### COLLECTED DATA:
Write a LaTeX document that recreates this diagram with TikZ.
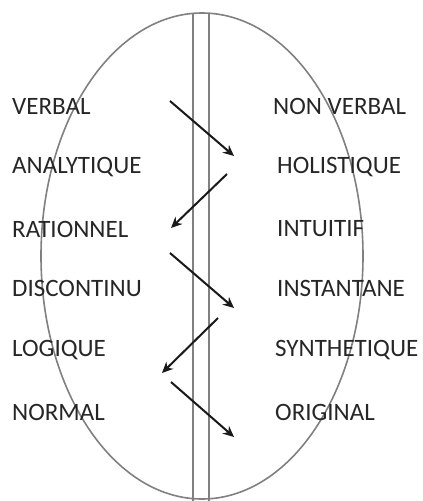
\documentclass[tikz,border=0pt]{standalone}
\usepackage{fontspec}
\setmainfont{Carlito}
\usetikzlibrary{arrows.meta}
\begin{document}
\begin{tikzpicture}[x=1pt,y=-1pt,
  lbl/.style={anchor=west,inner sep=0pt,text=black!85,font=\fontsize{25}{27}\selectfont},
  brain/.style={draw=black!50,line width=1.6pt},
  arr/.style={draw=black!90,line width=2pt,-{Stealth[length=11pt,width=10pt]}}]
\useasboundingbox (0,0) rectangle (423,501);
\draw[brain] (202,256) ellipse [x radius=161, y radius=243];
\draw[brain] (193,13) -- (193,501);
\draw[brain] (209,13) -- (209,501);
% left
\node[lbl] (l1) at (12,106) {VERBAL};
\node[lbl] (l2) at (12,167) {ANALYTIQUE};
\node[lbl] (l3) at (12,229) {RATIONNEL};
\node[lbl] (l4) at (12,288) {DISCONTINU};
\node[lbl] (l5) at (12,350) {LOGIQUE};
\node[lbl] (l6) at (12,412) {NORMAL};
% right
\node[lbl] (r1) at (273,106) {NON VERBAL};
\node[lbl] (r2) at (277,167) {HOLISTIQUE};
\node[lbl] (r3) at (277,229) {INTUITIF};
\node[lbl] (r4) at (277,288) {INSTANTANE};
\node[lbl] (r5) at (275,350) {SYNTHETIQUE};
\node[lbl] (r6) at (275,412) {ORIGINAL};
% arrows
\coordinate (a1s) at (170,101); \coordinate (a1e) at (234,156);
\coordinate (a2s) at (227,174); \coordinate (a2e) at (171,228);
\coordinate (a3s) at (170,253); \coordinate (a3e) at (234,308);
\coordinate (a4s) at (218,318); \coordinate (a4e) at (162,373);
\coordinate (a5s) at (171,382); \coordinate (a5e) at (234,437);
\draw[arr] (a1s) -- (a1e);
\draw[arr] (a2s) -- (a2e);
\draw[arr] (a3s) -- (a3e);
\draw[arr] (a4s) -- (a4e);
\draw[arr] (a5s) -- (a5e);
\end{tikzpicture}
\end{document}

### WHAT IS EXPECTED:
Return the listing above word for word, with the pictures removed.

### RESPONSE FOR THIS EXERCISE:
Write a LaTeX document that recreates this diagram with TikZ.
\documentclass[tikz,border=0pt]{standalone}
\usepackage{fontspec}
\setmainfont{Carlito}
\usetikzlibrary{arrows.meta}
\begin{document}
\begin{tikzpicture}[x=1pt,y=-1pt,
  lbl/.style={anchor=west,inner sep=0pt,text=black!85,font=\fontsize{25}{27}\selectfont},
  brain/.style={draw=black!50,line width=1.6pt},
  arr/.style={draw=black!90,line width=2pt,-{Stealth[length=11pt,width=10pt]}}]
\useasboundingbox (0,0) rectangle (423,501);
\draw[brain] (202,256) ellipse [x radius=161, y radius=243];
\draw[brain] (193,13) -- (193,501);
\draw[brain] (209,13) -- (209,501);
% left
\node[lbl] (l1) at (12,106) {VERBAL};
\node[lbl] (l2) at (12,167) {ANALYTIQUE};
\node[lbl] (l3) at (12,229) {RATIONNEL};
\node[lbl] (l4) at (12,288) {DISCONTINU};
\node[lbl] (l5) at (12,350) {LOGIQUE};
\node[lbl] (l6) at (12,412) {NORMAL};
% right
\node[lbl] (r1) at (273,106) {NON VERBAL};
\node[lbl] (r2) at (277,167) {HOLISTIQUE};
\node[lbl] (r3) at (277,229) {INTUITIF};
\node[lbl] (r4) at (277,288) {INSTANTANE};
\node[lbl] (r5) at (275,350) {SYNTHETIQUE};
\node[lbl] (r6) at (275,412) {ORIGINAL};
% arrows
\coordinate (a1s) at (170,101); \coordinate (a1e) at (234,156);
\coordinate (a2s) at (227,174); \coordinate (a2e) at (171,228);
\coordinate (a3s) at (170,253); \coordinate (a3e) at (234,308);
\coordinate (a4s) at (218,318); \coordinate (a4e) at (162,373);
\coordinate (a5s) at (171,382); \coordinate (a5e) at (234,437);
\draw[arr] (a1s) -- (a1e);
\draw[arr] (a2s) -- (a2e);
\draw[arr] (a3s) -- (a3e);
\draw[arr] (a4s) -- (a4e);
\draw[arr] (a5s) -- (a5e);
\end{tikzpicture}
\end{document}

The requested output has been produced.